Indexes are usually implemented by B-trees which allow for logarithmic operations on indexed columns instead of linear ones. Such complexity reduction would improve time of our queries from infinity to merely couple of seconds.

When we found out about the possibility of adding our indices we didn’t have much time left. Michał, a guy responsible for data engineering in our team managed to dump 2000 records from the database to a csv file that later the model would be trained on. It doesn’t take a genious to suspect that it wouldn’t be a good model :sweat_smile:

Model developement

So, having 2000 records meant two things:

  1. our model will be rather bad anyway
  2. computation will be rather light and I can compute it on my laptop :smile:

Knowing 1. and 2. and that all we need for a demo we settled on the simple svm model. In practice our all mighty machine learning algorithm looked like that:

import pandas as pd
from sklearn import svm

df = pd.read_csv("data_dump.csv")

... # Simple data engineering

regr = svm.SVR()
regr.fit(X_train, y_train)

Our classifier would work like this: given a category (and possibly some additional features) predict the value of an average transacion in all Warsaw districts. Then return the district with the highest score to the user.

We felt kinda bad, because with less than 2 hours left our model would be massively skewed to always show the same district of Warsaw. Almost everybody noticed that and it was certainly a bummer in terms of user experience. However this is something easy to fix in the future and we are curious if we manage to obtain interesting results using some more advanced algorithms.

Deployment

The single most important thing that I wanted to achieve during the hacathon was an app that would be accessible for anybody in a public URL.

Easier said than done.

Putting things into perspective. For your app to have a public IP, you need to put it on a server and do some magi..caugh software to take care of everything for you. Nowadays, there are two popular tools for that: Apache and Nginx.

Server

For the heart of our app we needed the cheapest and smallest option possible. There are lots of server providers offering different plans, but not every provider has a 30 minute long video recorded by Sentdex deploying his app on their machine. $20 promo code also came handy.

Needless to say, we went with https://linode.com. This part was easy.

Apache setup

In his video, Sentdex uses Apache for the deployment as so did we. The process should be simple but we managed to make it hard.

Watching a tutorial and adjusting stuff is ok-ish in a verbose environment, where you can quickly adjust your configuration to the error messages popping out on the terminal. Apache provides some form of logging, but it is not obvious where to find them. For a long time we were blindly looking for mistakes in configration only to discover that the logs are stored in /var/log/apache/ and can be easily viewed with tail -f listening on the side.
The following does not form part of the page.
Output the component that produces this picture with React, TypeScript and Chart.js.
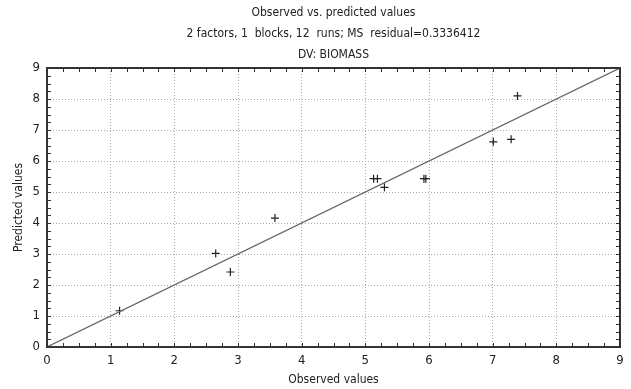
import React, { useEffect, useRef } from "react";
import { Chart, registerables } from "chart.js";

Chart.register(...registerables);

const titleLines = [
  "Observed vs. predicted values",
  "2 factors, 1  blocks, 12  runs; MS  residual=0.3336412",
  "DV: BIOMASS",
];
const xAxisTitle = "Observed values";
const yAxisTitle = "Predicted values";

const observed = [1.14, 2.65, 2.88, 3.58, 5.13, 5.19, 5.30, 5.92, 5.95, 7.01, 7.29, 7.39];
const predicted = [1.17, 3.02, 2.42, 4.16, 5.43, 5.43, 5.15, 5.43, 5.43, 6.62, 6.70, 8.10];
const fitLineX = [0, 9];
const fitLineY = [0, 9];
const axisMin = 0;
const axisMax = 9;
const minorStep = 0.25;

const FONT = "'Liberation Sans Narrow', 'DejaVu Sans Condensed', 'Liberation Sans', sans-serif";

const framePlugin = {
  id: "frameAndTitles",
  afterDraw(chart: any) {
    const { ctx, chartArea } = chart;
    const { left, right, top, bottom } = chartArea;
    const xs = chart.scales.x;
    const ys = chart.scales.y;
    ctx.save();
    ctx.strokeStyle = "#333";
    ctx.lineWidth = 1;
    const len = 4;
    ctx.beginPath();
    for (let v = axisMin; v <= axisMax + 1e-9; v += minorStep) {
      const px = Math.round(xs.getPixelForValue(v)) + 0.5;
      ctx.moveTo(px, bottom);
      ctx.lineTo(px, bottom - len);
      ctx.moveTo(px, top);
      ctx.lineTo(px, top + len);
      const py = Math.round(ys.getPixelForValue(v)) + 0.5;
      ctx.moveTo(left, py);
      ctx.lineTo(left + len, py);
      ctx.moveTo(right, py);
      ctx.lineTo(right - len, py);
    }
    ctx.stroke();
    ctx.strokeStyle = "#333";
    ctx.lineWidth = 2;
    ctx.strokeRect(left, top, right - left, bottom - top);
    ctx.fillStyle = "#222";
    ctx.font = `12px ${FONT}`;
    ctx.textAlign = "center";
    ctx.textBaseline = "middle";
    const cx = (left + right) / 2;
    titleLines.forEach((t, i) => {
      ctx.fillText(t, cx, 13 + i * 21);
    });
    ctx.restore();
  },
};

export default function App() {
  const ref = useRef<HTMLCanvasElement>(null);
  useEffect(() => {
    if (!ref.current) return;
    const gridColor = (c: any) =>
      Math.abs(c.tick.value - Math.round(c.tick.value)) < 1e-9 ? "#aaa" : "rgba(0,0,0,0)";
    const chart = new Chart(ref.current, {
      type: "scatter",
      data: {
        datasets: [
          {
            type: "line",
            data: fitLineX.map((x, i) => ({ x, y: fitLineY[i] })),
            borderColor: "#666",
            borderWidth: 1.2,
            pointRadius: 0,
            fill: false,
          } as any,
          {
            data: observed.map((x, i) => ({ x, y: predicted[i] })),
            pointStyle: "cross",
            pointRadius: 4,
            borderColor: "#222",
            borderWidth: 1.2,
            backgroundColor: "#222",
          },
        ],
      },
      options: {
        animation: false,
        responsive: false,
        maintainAspectRatio: false,
        layout: { padding: { top: 68, right: 11, left: 0, bottom: 0 } },
        plugins: {
          legend: { display: false },
          tooltip: { enabled: false },
          title: { display: false },
        },
        scales: {
          x: {
            type: "linear",
            min: axisMin,
            max: axisMax,
            afterFit: (s: any) => {
              s.height = 42;
            },
            ticks: {
              stepSize: 1,
              color: "#222",
              font: { family: FONT, size: 13 },
              padding: 6,
            },
            grid: { color: gridColor, drawTicks: false, lineWidth: 1 },
            border: { display: false, dash: [1, 2] },
            title: {
              display: true,
              text: xAxisTitle,
              color: "#222",
              font: { family: FONT, size: 12 },
              padding: { top: 2, bottom: 2 },
            },
          },
          y: {
            type: "linear",
            min: axisMin,
            max: axisMax,
            afterFit: (s: any) => {
              s.width = 47;
            },
            ticks: {
              stepSize: 1,
              color: "#222",
              font: { family: FONT, size: 13 },
              padding: 7,
            },
            grid: { color: gridColor, drawTicks: false, lineWidth: 1 },
            border: { display: false, dash: [1, 2] },
            title: {
              display: true,
              text: yAxisTitle,
              color: "#222",
              font: { family: FONT, size: 12 },
              padding: { top: 12, bottom: 2 },
            },
          },
        },
      },
      plugins: [framePlugin],
    } as any);
    return () => chart.destroy();
  }, []);
  return (
    <div style={{ position: "fixed", left: 0, top: 0, width: 631, height: 389, background: "#fff" }}>
      <canvas ref={ref} width={631} height={389} />
    </div>
  );
}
WSGI and how Apache knows about Django

This is still a mistery to me and a topic to research in a future post.

React on the server

We ended up messing with our ports quite hard and React listening on port 3000 and Django on port

  1. It should be reversed, but in the end it was just an minor inconvinience in the app usage. React was working in a debug mode all the time, bacause I had no time to ask my frontend friend how to turn it off. It was crazy and I will try to cover all of this in the future.

Summary

I would never expect that writing this post would take over 2000 words in length and a week in my writing time. Afterall, all programmers are bad at planning :wink:

I hope that after reading the post you know more about a simple software development process. There are many mistakes to make and repeat continously but the Internet gives us the power of sharing them and learn together.

Frankly speaking, at first I wanted to cover more technical aspects and explain them with my words. However, I decided to put them in seperate posts in the future, as I ran out of space (and time) in this one. Hope you got to learn something anyway!

Till the next one,

Wojtek